An OTT platform decided to call the bluff. You are saying your film has crossed Rs 100 crore? Fine, just prove it to us by getting your GST payment receipts to tally with your claim.
A few films have been made earlier on the Kashmir issue, such as 'Shaurya', 'Hyder' and 'Shikara'. 'Shaurya', which was lifted from the Hollywood film, 'A Few Good Men', as well as Hyder, played anti-Indian Army stories. 'Shikara' was a love story with terrorism as its backdrop; probably, the maker, Vidhu Vinod Chopra, was trying to retell his '1942: A Love Story', where the background was India's freedom struggle.
The success story of '1942' was scripted by the film's music composer, the late Rahul Dev Burman. It was otherwise a routine love story. 'Shikara' had no R.D. Burman to salvage it.
Now comes 'The Kashmir Files', which finally tells the story of the way things happened in 1989/90 in Kashmir, not caring for the national joke called secularism! And see how the film has been rewarded for its honesty.

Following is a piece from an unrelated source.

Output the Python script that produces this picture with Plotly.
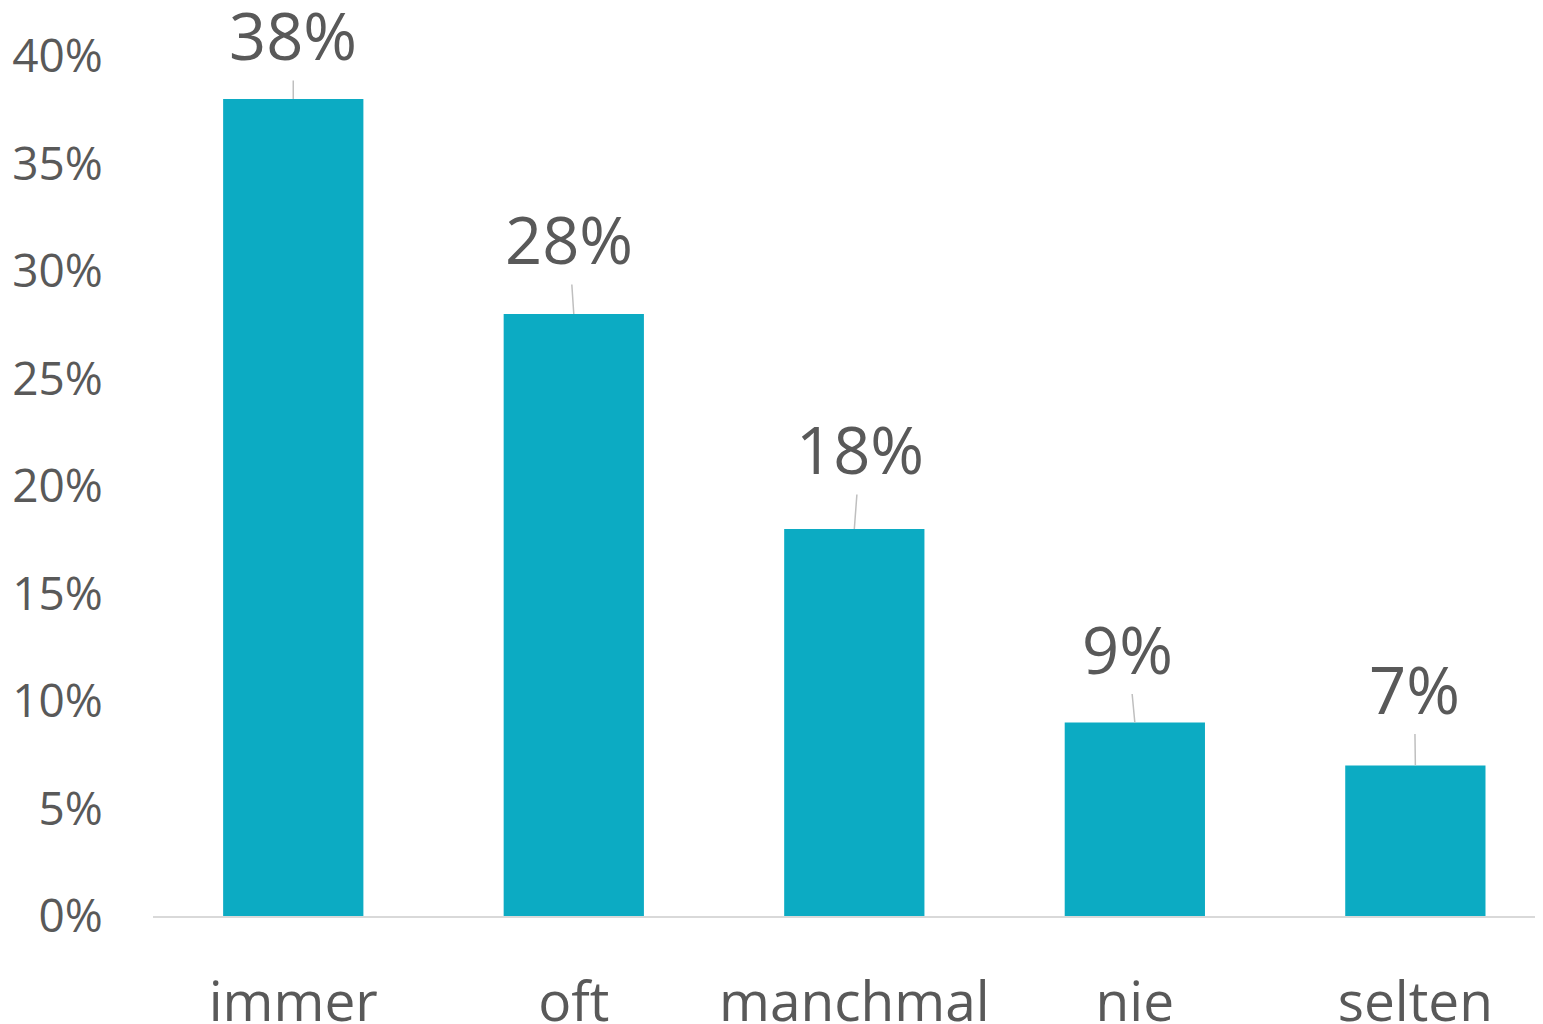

Here, the figures speak for the glorious march of 'The Kashmir Files' at the box office: Day 1, screens 561, collections Rs 3.55 crore; Day 2, screens 850+, Rs 8.5 crore; Day 3: screens 2,000, Rs 15.1 crore; Day 4, screens 2,600, Rs 15.05 crore; Day 5, screens 2,600, Rs 18 crore; Day 6, screens 2,600, Rs 19 crore; Day 7, screens 2,600, Rs 18 crore.
The seven-day tally adds up to Rs 97.65 crore.
The irony of this story is that a film that started off with just 561 screens on Day One ended the week with 2,600 screens. If that was not enough, Day Eight onwards, it has been playing in 3,800 screens, that is, 1,200 screens added for the second week, limiting the screens for the week's new release, 'Bachchan Pandey', to 3,500.